● WORK REQUIRED
Transcribe every line exactly and omit anything that is a picture.

● DATA EXTRACT
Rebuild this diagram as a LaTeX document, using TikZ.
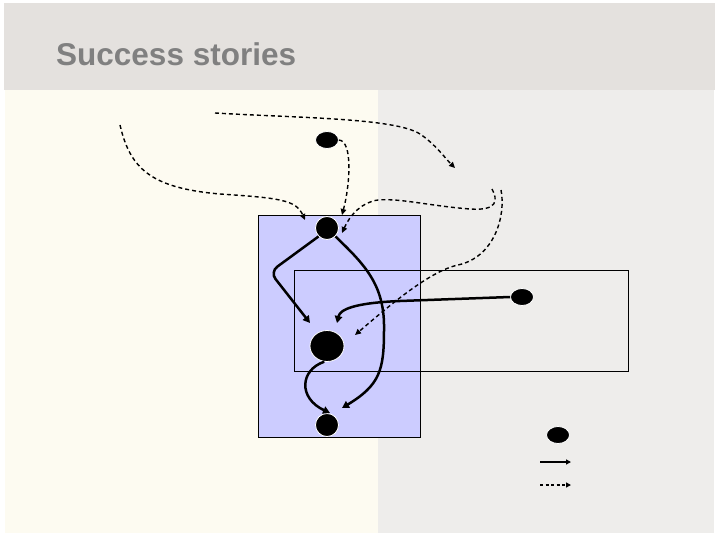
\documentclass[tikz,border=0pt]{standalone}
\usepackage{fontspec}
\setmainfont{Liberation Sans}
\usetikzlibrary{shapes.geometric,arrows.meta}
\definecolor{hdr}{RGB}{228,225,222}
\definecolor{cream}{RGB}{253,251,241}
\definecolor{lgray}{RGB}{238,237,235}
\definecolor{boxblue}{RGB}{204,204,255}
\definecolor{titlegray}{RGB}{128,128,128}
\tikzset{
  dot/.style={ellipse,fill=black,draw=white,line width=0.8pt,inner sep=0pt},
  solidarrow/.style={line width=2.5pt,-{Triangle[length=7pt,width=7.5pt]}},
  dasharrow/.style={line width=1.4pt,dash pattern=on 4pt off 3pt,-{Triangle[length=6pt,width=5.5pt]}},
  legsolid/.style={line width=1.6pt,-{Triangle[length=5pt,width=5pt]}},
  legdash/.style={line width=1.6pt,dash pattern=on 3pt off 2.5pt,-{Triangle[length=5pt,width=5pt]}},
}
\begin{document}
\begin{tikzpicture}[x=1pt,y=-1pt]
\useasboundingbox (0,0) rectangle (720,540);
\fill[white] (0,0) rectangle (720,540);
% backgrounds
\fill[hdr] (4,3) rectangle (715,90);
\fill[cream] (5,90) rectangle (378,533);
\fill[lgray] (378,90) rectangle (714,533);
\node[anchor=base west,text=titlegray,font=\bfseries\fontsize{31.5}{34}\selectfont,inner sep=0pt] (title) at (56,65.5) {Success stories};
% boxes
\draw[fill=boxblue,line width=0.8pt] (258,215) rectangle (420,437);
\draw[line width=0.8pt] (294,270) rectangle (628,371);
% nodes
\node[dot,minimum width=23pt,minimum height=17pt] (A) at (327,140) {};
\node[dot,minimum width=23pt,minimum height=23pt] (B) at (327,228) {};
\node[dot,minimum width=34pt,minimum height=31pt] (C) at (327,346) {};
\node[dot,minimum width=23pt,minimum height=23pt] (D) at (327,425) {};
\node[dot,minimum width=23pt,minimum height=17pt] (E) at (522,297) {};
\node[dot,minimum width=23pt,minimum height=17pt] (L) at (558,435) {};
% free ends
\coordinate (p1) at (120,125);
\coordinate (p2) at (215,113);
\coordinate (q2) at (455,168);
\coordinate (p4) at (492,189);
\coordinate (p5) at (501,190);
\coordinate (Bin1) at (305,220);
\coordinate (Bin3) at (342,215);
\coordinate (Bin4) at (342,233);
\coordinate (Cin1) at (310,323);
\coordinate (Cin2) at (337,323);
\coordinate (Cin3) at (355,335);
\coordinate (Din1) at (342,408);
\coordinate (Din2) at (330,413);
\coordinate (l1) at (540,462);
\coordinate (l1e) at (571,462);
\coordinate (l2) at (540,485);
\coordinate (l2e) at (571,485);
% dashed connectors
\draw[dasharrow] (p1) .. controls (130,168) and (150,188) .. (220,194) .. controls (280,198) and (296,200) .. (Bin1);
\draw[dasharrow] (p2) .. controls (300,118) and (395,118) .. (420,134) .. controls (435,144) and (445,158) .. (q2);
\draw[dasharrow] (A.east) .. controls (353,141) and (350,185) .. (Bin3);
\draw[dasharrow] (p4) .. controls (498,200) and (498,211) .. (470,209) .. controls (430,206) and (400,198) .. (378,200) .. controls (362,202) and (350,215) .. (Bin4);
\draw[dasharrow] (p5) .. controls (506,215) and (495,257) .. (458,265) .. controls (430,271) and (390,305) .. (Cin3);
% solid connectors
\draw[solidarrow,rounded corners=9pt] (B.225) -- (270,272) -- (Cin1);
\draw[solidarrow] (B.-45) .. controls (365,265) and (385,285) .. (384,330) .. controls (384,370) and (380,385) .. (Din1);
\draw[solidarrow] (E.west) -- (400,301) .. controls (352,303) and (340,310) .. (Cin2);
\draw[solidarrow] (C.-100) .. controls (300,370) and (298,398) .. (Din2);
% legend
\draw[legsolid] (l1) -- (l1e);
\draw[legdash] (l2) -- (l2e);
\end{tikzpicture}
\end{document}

● ANSWER BELOW
Rebuild this diagram as a LaTeX document, using TikZ.
\documentclass[tikz,border=0pt]{standalone}
\usepackage{fontspec}
\setmainfont{Liberation Sans}
\usetikzlibrary{shapes.geometric,arrows.meta}
\definecolor{hdr}{RGB}{228,225,222}
\definecolor{cream}{RGB}{253,251,241}
\definecolor{lgray}{RGB}{238,237,235}
\definecolor{boxblue}{RGB}{204,204,255}
\definecolor{titlegray}{RGB}{128,128,128}
\tikzset{
  dot/.style={ellipse,fill=black,draw=white,line width=0.8pt,inner sep=0pt},
  solidarrow/.style={line width=2.5pt,-{Triangle[length=7pt,width=7.5pt]}},
  dasharrow/.style={line width=1.4pt,dash pattern=on 4pt off 3pt,-{Triangle[length=6pt,width=5.5pt]}},
  legsolid/.style={line width=1.6pt,-{Triangle[length=5pt,width=5pt]}},
  legdash/.style={line width=1.6pt,dash pattern=on 3pt off 2.5pt,-{Triangle[length=5pt,width=5pt]}},
}
\begin{document}
\begin{tikzpicture}[x=1pt,y=-1pt]
\useasboundingbox (0,0) rectangle (720,540);
\fill[white] (0,0) rectangle (720,540);
% backgrounds
\fill[hdr] (4,3) rectangle (715,90);
\fill[cream] (5,90) rectangle (378,533);
\fill[lgray] (378,90) rectangle (714,533);
\node[anchor=base west,text=titlegray,font=\bfseries\fontsize{31.5}{34}\selectfont,inner sep=0pt] (title) at (56,65.5) {Success stories};
% boxes
\draw[fill=boxblue,line width=0.8pt] (258,215) rectangle (420,437);
\draw[line width=0.8pt] (294,270) rectangle (628,371);
% nodes
\node[dot,minimum width=23pt,minimum height=17pt] (A) at (327,140) {};
\node[dot,minimum width=23pt,minimum height=23pt] (B) at (327,228) {};
\node[dot,minimum width=34pt,minimum height=31pt] (C) at (327,346) {};
\node[dot,minimum width=23pt,minimum height=23pt] (D) at (327,425) {};
\node[dot,minimum width=23pt,minimum height=17pt] (E) at (522,297) {};
\node[dot,minimum width=23pt,minimum height=17pt] (L) at (558,435) {};
% free ends
\coordinate (p1) at (120,125);
\coordinate (p2) at (215,113);
\coordinate (q2) at (455,168);
\coordinate (p4) at (492,189);
\coordinate (p5) at (501,190);
\coordinate (Bin1) at (305,220);
\coordinate (Bin3) at (342,215);
\coordinate (Bin4) at (342,233);
\coordinate (Cin1) at (310,323);
\coordinate (Cin2) at (337,323);
\coordinate (Cin3) at (355,335);
\coordinate (Din1) at (342,408);
\coordinate (Din2) at (330,413);
\coordinate (l1) at (540,462);
\coordinate (l1e) at (571,462);
\coordinate (l2) at (540,485);
\coordinate (l2e) at (571,485);
% dashed connectors
\draw[dasharrow] (p1) .. controls (130,168) and (150,188) .. (220,194) .. controls (280,198) and (296,200) .. (Bin1);
\draw[dasharrow] (p2) .. controls (300,118) and (395,118) .. (420,134) .. controls (435,144) and (445,158) .. (q2);
\draw[dasharrow] (A.east) .. controls (353,141) and (350,185) .. (Bin3);
\draw[dasharrow] (p4) .. controls (498,200) and (498,211) .. (470,209) .. controls (430,206) and (400,198) .. (378,200) .. controls (362,202) and (350,215) .. (Bin4);
\draw[dasharrow] (p5) .. controls (506,215) and (495,257) .. (458,265) .. controls (430,271) and (390,305) .. (Cin3);
% solid connectors
\draw[solidarrow,rounded corners=9pt] (B.225) -- (270,272) -- (Cin1);
\draw[solidarrow] (B.-45) .. controls (365,265) and (385,285) .. (384,330) .. controls (384,370) and (380,385) .. (Din1);
\draw[solidarrow] (E.west) -- (400,301) .. controls (352,303) and (340,310) .. (Cin2);
\draw[solidarrow] (C.-100) .. controls (300,370) and (298,398) .. (Din2);
% legend
\draw[legsolid] (l1) -- (l1e);
\draw[legdash] (l2) -- (l2e);
\end{tikzpicture}
\end{document}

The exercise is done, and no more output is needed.